Theater: It’s just Elaine Hendrix

There's just one week left to catch Elaine Hendrix in "It's Just Sex." Credit: Lesley Bryce
There’s just one week left to catch Elaine Hendrix in “It’s Just Sex.”
Credit: Lesley Bryce

Elaine Hendrix, best known for movies such as “The Parent Trap” and “Inspector Gadget 2,” is wrapping up her latest role — but it’s not on the big screen, it’s off-Broadway. She stars in “It’s Just Sex,” about three couples dealing with troubled marriages who swap partners, through Aug. 28. The show will continue running at Actors Temple Theater with tickets on sale through Oct. 30 (www.itsjustsexplay.com).

How did you get involved with ‘It’s Just Sex’?

[L.A. cast member Gina La Piana] was apparently trying to get a hold of me, and I was getting ready to take a little bit of a hiatus. And then she had her going away party, so I went to that and she was like, “Where have you been? I want you to do this play.” And I was like, “Whaaaat?” … About four days later my life was packed up and I was in New York.
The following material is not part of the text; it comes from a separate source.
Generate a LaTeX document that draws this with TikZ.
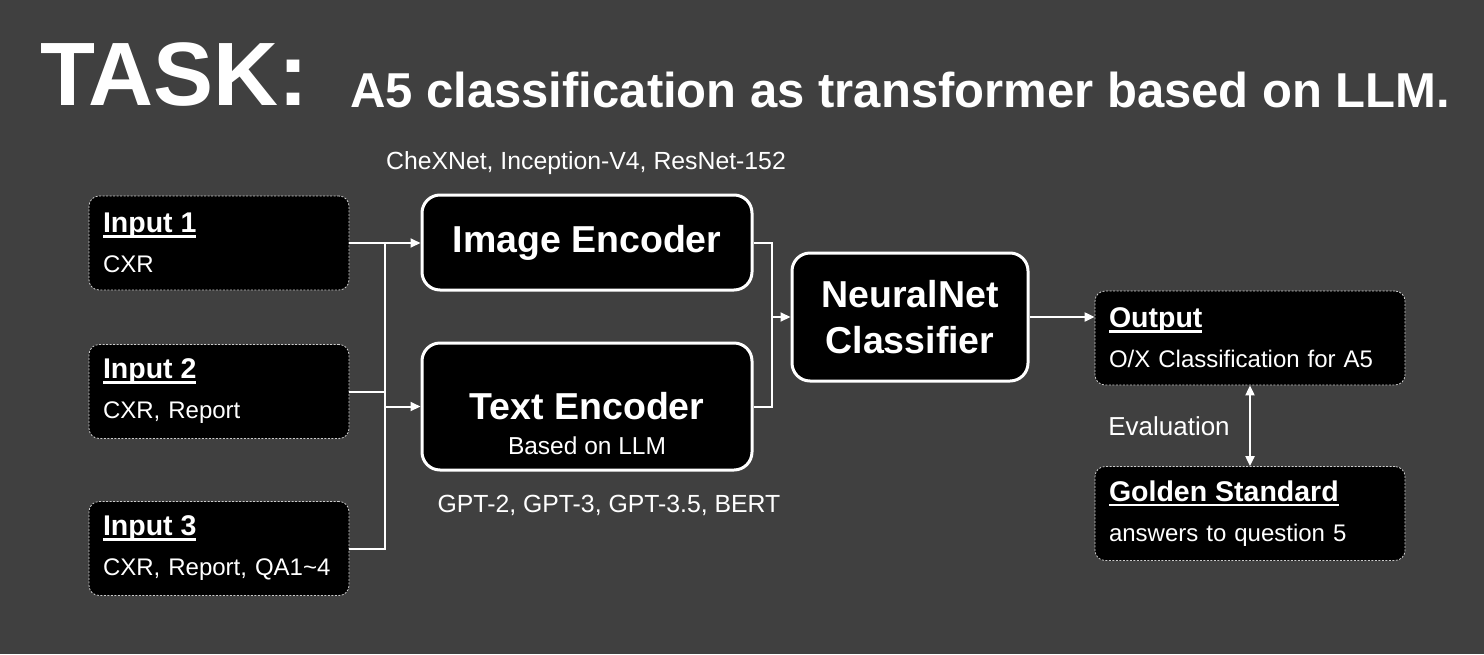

Was it strange to take a break from film and TV?

I started my career in theater. I’m a classically trained dancer, so that’s where I got my professional start. And I also had done a lot of plays growing up, and I went to performing art school, so theater is my home. … When I was a kid performing, I never even thought film or TV was an option.

You also did some modeling. Do you think your looks have played a big part in your career?

I play strong women, I tend to play icy women — not all the time, but that’s what I’m best known for. And I definitely think my look has helped in that regard. … I don’t look necessarily like my age, so sometimes I fall between the cracks of sometimes still being too young. So it’s gonna be interesting to see what’s ahead. That I’m just now starting to get some of the mom roles, competing with some of the slightly older women like Marcia Gay Harden that I don’t even know how I ended up in the same conversation with. It’s a wacky business.

Tell us about your character.

I play Lisa. She a very sharp attorney, and unfortunately she doesn’t know how to turn that sharpness off, and she treats her home life very much like her work life. And she’s married, [so] she can pretty much say whatever she wants without any effect. And she’s definitely in a time of her life where she wants to shake things up, and is very open and likes the idea of swapping — but she just doesn’t have a filter, and that can be a big problem.

Are audience members supposed to relate to Lisa?

Jane Doe is going to identify a little bit with each [woman in the show], but I think she’s gonna see herself most in one of them. I have had so many women coming up to me and so sheepishly be like, “I was watching myself and my husband up there with you, and I’m gonna try to be nicer to my husband.” And I’m like, “Yeah, you should go right now and cuddle up with him!”

I see my character being a very modern woman that has got so wrapped up in her career that she has lost sight of balance. And I think that’s something women struggle with constantly, their career life versus their home life — especially if their career life involves being a strong, tough, masculine woman. It’s kind of hard to shrug that off by the end of the day. And then the character can take the home life for granted.

Does the play have a happy ending after the spouse-swapping hijinks take place?

That’s a very good question. I feel like there is a giant ellipsis after this play. We see each story sort of wrapped up, but we have had a lot of discussions and joking about what happens when they get home. And I don’t know. That’s sort of one of the fun things that audience members gets to determine for themselves.